STATED TASK ::
Consider the listing below. Extract exactly the lines from the line containing "Give me the Chart.js source for this chart." to the line containing "const yAxisTitle = 'Household", both included.

EXTRACTED DATA ::
———
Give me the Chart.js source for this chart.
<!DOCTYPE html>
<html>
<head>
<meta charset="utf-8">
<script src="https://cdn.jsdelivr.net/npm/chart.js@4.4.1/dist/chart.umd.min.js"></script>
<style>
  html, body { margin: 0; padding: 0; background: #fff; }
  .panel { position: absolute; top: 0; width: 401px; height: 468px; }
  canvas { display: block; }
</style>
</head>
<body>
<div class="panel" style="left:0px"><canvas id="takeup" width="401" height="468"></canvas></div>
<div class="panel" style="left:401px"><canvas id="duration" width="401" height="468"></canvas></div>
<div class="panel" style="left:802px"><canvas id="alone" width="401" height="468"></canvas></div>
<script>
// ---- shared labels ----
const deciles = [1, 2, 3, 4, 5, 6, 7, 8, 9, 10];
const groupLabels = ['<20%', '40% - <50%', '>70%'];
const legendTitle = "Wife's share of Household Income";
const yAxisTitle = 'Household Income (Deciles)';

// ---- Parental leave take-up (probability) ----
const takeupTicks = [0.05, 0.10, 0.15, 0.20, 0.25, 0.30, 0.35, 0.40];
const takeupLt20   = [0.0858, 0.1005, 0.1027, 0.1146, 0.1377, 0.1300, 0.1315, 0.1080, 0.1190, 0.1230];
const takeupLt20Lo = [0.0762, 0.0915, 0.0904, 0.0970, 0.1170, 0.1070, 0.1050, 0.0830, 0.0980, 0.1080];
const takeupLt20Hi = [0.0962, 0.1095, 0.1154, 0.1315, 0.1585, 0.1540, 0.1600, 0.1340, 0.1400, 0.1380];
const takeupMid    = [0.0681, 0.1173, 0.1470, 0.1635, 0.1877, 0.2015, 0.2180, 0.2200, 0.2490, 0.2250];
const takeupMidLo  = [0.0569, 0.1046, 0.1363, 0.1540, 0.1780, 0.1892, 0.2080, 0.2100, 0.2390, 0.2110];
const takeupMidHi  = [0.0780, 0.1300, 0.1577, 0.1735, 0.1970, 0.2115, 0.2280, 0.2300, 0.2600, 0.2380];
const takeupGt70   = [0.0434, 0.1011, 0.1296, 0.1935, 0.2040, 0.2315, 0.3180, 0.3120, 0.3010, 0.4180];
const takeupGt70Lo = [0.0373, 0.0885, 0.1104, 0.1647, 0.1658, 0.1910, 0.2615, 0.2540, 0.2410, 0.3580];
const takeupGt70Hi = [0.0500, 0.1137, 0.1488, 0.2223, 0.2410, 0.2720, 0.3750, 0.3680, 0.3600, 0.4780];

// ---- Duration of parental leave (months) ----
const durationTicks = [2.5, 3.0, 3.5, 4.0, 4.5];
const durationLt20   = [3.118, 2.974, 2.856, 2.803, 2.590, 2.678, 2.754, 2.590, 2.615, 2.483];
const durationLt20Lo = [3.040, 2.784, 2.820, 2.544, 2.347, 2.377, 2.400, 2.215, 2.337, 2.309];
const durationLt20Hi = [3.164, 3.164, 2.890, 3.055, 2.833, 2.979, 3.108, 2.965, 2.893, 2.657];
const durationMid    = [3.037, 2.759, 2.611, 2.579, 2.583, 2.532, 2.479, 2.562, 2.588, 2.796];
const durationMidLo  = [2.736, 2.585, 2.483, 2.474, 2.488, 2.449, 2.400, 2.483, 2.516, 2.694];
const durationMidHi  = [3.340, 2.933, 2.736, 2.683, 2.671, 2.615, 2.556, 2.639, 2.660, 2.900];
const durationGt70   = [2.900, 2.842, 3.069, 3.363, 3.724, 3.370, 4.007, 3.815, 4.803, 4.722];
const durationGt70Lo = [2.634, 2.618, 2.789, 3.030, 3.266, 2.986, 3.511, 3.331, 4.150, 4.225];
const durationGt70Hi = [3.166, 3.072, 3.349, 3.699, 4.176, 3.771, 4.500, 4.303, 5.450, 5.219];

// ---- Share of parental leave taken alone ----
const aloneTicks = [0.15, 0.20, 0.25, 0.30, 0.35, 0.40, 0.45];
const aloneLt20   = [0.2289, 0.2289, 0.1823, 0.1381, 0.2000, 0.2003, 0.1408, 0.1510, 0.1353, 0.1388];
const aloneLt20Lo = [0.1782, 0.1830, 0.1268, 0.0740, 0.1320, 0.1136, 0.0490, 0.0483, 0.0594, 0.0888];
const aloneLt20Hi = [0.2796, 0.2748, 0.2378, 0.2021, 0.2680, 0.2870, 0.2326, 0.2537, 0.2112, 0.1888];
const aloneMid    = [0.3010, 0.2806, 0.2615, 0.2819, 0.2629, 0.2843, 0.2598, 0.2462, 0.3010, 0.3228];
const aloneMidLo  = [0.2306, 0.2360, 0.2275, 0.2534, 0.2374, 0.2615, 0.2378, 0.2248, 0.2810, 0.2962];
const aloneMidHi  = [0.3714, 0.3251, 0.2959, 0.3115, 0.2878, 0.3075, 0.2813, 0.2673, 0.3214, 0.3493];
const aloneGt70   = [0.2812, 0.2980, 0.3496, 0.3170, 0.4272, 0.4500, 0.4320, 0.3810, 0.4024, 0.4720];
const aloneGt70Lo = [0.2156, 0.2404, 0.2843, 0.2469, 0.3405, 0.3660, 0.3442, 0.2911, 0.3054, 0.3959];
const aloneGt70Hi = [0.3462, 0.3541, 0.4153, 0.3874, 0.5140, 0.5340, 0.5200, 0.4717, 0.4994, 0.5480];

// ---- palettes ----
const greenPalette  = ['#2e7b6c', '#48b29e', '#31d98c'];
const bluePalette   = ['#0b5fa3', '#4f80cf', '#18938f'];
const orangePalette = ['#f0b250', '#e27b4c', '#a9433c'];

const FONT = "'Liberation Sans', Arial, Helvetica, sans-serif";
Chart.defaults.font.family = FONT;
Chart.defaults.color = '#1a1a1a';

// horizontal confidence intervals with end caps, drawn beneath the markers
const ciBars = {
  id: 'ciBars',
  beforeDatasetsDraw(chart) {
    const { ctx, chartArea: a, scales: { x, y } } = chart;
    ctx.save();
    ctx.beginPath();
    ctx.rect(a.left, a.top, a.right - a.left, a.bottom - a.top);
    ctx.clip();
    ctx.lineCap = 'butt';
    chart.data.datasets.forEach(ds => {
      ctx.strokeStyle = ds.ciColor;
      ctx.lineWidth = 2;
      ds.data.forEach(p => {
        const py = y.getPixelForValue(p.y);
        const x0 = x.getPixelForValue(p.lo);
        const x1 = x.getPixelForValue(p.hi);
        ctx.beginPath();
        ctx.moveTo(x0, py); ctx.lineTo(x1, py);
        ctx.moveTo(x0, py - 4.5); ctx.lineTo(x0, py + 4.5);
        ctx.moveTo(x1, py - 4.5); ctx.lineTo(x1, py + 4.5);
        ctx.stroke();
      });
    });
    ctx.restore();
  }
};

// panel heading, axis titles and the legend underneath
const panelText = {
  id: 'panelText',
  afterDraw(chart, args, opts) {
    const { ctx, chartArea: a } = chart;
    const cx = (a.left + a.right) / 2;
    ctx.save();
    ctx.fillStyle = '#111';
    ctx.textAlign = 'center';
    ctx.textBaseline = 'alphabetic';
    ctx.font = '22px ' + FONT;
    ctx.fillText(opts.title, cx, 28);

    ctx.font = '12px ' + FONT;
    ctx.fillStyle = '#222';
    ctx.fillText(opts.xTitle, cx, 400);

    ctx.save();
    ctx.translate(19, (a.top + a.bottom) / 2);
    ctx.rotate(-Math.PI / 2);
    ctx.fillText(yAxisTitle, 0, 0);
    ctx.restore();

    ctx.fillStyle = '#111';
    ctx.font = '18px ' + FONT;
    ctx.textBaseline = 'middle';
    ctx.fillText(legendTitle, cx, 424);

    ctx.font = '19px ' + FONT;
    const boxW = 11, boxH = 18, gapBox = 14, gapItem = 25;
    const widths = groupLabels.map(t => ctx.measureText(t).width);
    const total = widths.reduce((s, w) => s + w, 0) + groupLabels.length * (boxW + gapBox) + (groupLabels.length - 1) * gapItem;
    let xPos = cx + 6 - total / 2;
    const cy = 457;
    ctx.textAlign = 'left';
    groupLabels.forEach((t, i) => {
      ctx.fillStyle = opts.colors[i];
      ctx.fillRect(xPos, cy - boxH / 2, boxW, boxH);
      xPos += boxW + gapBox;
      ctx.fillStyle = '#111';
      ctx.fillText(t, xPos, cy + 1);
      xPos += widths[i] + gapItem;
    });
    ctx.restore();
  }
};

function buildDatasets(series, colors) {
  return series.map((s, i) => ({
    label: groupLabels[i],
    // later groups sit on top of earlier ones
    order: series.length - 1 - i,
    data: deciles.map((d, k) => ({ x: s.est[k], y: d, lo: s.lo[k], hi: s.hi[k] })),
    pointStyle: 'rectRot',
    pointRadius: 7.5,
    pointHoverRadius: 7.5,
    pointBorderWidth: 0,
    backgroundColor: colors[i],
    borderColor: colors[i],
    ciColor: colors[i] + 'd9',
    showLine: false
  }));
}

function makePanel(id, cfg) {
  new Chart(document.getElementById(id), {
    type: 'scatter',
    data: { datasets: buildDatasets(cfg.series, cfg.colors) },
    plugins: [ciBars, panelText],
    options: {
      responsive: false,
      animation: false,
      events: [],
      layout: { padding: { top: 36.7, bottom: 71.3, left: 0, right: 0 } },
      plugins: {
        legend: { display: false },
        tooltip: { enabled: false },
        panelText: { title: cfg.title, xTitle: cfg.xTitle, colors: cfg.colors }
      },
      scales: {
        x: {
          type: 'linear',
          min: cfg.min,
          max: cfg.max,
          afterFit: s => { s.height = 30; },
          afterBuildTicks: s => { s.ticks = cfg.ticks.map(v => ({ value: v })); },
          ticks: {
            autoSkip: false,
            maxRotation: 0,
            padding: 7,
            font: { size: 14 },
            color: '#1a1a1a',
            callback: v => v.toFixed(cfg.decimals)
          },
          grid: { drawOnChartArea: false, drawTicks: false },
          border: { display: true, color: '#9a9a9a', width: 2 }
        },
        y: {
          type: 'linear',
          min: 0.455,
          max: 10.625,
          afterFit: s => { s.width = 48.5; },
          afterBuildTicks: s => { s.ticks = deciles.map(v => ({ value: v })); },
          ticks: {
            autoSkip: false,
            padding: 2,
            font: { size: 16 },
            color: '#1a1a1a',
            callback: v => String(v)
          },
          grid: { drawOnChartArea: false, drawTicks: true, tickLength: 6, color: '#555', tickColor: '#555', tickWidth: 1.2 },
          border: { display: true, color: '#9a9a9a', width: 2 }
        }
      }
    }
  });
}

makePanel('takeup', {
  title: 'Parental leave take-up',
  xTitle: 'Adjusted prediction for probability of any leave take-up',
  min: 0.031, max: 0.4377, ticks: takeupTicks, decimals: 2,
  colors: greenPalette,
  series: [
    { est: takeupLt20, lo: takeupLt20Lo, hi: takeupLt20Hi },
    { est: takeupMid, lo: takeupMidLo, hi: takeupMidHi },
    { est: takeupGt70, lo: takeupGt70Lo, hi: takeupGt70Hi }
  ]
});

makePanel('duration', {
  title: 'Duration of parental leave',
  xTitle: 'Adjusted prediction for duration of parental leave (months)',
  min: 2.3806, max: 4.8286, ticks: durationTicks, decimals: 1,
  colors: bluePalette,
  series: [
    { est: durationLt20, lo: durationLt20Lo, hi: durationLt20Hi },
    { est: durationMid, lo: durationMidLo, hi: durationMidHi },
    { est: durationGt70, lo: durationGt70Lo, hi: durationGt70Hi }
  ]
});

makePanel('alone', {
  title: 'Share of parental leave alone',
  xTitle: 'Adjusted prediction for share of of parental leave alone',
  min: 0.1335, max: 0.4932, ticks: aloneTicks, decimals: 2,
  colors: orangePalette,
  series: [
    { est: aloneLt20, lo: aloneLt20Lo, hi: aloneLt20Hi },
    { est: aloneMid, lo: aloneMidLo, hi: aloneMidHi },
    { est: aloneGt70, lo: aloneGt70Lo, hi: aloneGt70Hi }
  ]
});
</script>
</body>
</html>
———
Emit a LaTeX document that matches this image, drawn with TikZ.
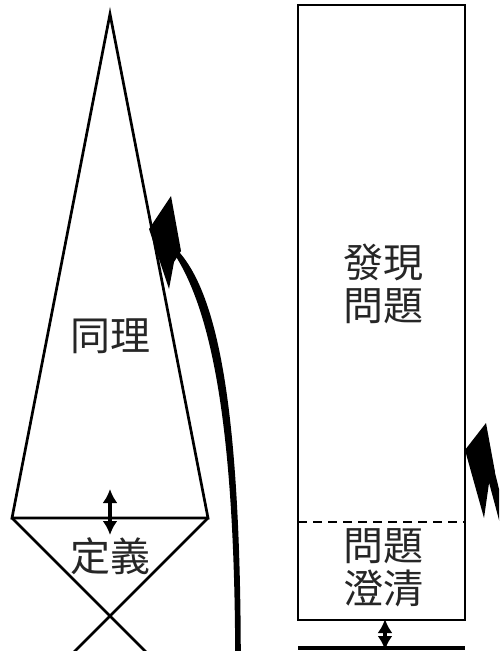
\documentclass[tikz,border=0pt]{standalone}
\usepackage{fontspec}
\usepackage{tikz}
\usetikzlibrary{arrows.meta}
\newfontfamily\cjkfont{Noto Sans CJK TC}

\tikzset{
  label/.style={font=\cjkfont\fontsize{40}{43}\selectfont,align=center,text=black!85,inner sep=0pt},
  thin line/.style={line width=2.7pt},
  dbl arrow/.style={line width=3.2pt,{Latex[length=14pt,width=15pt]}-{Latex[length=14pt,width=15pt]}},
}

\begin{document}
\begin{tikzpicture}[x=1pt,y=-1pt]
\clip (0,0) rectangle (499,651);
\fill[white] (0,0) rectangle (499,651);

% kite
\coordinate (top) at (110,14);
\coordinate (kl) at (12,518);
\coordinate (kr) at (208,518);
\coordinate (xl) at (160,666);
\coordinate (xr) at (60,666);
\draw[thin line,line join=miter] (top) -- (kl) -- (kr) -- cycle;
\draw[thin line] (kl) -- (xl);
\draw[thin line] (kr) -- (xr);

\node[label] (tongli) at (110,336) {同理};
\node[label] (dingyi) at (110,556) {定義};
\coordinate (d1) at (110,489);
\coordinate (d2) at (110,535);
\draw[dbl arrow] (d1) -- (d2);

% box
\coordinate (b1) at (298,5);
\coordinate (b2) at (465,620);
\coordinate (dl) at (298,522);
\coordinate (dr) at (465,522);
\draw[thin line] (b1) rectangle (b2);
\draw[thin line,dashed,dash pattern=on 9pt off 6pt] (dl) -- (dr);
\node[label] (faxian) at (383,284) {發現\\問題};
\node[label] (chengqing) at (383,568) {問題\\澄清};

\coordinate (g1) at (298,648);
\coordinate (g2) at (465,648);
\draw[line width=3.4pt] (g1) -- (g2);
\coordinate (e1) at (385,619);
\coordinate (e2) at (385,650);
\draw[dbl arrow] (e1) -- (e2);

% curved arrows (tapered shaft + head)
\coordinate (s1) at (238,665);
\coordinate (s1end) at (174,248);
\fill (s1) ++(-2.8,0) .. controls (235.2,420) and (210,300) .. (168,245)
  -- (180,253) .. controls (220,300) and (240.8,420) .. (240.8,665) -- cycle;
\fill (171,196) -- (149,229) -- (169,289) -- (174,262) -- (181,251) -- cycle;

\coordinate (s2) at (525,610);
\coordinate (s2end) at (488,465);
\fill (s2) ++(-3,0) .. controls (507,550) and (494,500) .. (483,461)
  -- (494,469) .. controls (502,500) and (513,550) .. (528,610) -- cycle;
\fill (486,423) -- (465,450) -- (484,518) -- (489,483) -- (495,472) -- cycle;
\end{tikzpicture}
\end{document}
———
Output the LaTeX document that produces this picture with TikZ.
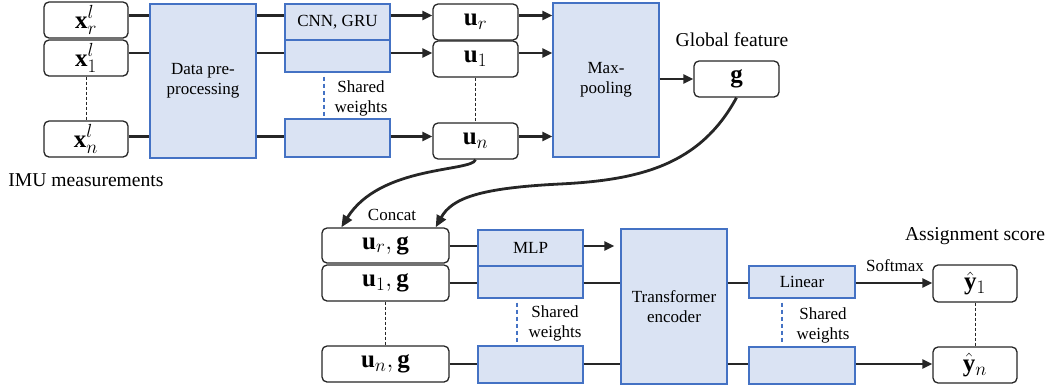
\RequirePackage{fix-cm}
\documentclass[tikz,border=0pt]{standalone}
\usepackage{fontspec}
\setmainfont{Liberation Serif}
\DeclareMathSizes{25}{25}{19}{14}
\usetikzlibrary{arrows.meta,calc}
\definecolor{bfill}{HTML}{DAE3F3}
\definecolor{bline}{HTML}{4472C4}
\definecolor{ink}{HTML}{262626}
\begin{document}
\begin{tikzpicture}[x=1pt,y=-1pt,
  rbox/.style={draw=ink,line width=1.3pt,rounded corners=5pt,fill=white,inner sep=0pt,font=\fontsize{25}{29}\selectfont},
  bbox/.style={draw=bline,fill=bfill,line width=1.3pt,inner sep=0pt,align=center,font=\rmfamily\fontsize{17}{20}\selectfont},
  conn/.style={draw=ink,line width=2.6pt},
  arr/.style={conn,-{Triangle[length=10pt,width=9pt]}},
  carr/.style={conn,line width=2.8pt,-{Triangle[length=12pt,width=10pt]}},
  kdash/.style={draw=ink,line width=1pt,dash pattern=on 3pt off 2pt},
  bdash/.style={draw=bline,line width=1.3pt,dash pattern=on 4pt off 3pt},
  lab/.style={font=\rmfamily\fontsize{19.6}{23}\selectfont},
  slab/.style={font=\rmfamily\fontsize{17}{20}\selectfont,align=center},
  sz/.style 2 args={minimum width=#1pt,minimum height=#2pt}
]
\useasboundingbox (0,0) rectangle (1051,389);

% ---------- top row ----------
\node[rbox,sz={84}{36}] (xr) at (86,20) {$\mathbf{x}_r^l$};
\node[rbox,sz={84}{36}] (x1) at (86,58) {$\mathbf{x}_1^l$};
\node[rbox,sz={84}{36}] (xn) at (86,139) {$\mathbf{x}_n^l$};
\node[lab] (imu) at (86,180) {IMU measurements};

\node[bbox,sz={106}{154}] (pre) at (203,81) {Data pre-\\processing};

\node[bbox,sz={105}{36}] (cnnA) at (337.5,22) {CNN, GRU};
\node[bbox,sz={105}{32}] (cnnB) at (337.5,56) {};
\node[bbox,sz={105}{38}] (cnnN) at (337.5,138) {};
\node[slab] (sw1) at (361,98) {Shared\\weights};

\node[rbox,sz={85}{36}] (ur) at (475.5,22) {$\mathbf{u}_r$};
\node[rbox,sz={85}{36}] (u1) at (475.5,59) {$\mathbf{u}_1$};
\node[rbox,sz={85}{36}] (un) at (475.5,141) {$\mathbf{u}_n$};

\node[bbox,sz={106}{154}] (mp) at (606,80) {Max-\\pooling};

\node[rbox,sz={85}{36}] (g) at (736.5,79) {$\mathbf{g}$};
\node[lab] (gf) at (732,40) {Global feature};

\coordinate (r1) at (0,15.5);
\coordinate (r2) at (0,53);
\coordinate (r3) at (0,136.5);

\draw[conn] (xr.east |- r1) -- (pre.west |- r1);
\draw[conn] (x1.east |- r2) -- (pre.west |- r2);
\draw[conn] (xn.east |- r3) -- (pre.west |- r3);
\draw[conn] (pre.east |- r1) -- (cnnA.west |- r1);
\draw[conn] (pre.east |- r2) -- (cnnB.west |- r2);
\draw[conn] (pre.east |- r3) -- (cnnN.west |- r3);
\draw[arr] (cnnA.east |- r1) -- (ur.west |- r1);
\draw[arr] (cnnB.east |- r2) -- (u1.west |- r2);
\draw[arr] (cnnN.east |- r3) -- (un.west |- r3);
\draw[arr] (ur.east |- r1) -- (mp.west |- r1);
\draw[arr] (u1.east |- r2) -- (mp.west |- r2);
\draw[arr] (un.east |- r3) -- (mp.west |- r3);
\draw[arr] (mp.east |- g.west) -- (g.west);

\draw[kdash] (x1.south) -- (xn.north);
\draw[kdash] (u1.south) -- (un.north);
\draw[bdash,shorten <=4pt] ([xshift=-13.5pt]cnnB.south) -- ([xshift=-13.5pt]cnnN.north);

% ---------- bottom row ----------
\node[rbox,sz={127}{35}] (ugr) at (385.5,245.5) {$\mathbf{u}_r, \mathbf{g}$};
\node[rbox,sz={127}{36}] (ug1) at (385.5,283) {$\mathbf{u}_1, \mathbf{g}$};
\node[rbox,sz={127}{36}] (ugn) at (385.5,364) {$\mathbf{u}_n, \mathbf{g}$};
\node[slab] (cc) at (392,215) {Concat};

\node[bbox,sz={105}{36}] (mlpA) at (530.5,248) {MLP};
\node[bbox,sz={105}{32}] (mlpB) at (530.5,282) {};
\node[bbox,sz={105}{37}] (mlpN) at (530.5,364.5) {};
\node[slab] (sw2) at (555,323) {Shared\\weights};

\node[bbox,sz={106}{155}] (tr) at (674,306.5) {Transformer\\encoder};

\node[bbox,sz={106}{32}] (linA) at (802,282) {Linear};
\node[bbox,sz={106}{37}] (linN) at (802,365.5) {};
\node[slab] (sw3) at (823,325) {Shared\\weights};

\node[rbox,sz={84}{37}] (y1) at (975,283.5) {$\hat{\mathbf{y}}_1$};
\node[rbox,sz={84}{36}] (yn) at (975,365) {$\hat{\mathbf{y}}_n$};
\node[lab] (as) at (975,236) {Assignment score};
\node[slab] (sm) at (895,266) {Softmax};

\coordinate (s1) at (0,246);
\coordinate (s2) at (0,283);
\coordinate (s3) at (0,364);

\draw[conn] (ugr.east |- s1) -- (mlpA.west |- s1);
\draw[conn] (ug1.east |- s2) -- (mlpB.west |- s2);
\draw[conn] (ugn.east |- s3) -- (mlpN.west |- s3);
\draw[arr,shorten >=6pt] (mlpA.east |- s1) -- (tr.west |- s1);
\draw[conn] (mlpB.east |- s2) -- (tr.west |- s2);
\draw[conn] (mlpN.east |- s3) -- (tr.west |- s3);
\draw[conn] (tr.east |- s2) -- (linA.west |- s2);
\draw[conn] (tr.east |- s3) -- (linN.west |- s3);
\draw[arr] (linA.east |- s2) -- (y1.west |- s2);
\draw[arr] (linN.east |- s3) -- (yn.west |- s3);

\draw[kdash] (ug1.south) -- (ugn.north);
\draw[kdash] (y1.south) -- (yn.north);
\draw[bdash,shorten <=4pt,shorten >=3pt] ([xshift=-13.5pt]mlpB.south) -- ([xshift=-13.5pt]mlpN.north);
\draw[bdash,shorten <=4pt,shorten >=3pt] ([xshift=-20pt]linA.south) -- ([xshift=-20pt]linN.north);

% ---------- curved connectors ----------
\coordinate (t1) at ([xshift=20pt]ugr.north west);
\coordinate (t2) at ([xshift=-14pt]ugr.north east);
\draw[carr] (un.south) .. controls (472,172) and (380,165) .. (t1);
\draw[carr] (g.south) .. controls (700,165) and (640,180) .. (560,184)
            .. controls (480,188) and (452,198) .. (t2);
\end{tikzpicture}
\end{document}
———
RESULT OF THE TASK ::
Give me the Chart.js source for this chart.
<!DOCTYPE html>
<html>
<head>
<meta charset="utf-8">
<script src="https://cdn.jsdelivr.net/npm/chart.js@4.4.1/dist/chart.umd.min.js"></script>
<style>
  html, body { margin: 0; padding: 0; background: #fff; }
  .panel { position: absolute; top: 0; width: 401px; height: 468px; }
  canvas { display: block; }
</style>
</head>
<body>
<div class="panel" style="left:0px"><canvas id="takeup" width="401" height="468"></canvas></div>
<div class="panel" style="left:401px"><canvas id="duration" width="401" height="468"></canvas></div>
<div class="panel" style="left:802px"><canvas id="alone" width="401" height="468"></canvas></div>
<script>
// ---- shared labels ----
const deciles = [1, 2, 3, 4, 5, 6, 7, 8, 9, 10];
const groupLabels = ['<20%', '40% - <50%', '>70%'];
const legendTitle = "Wife's share of Household Income";
const yAxisTitle = 'Household Income (Deciles)';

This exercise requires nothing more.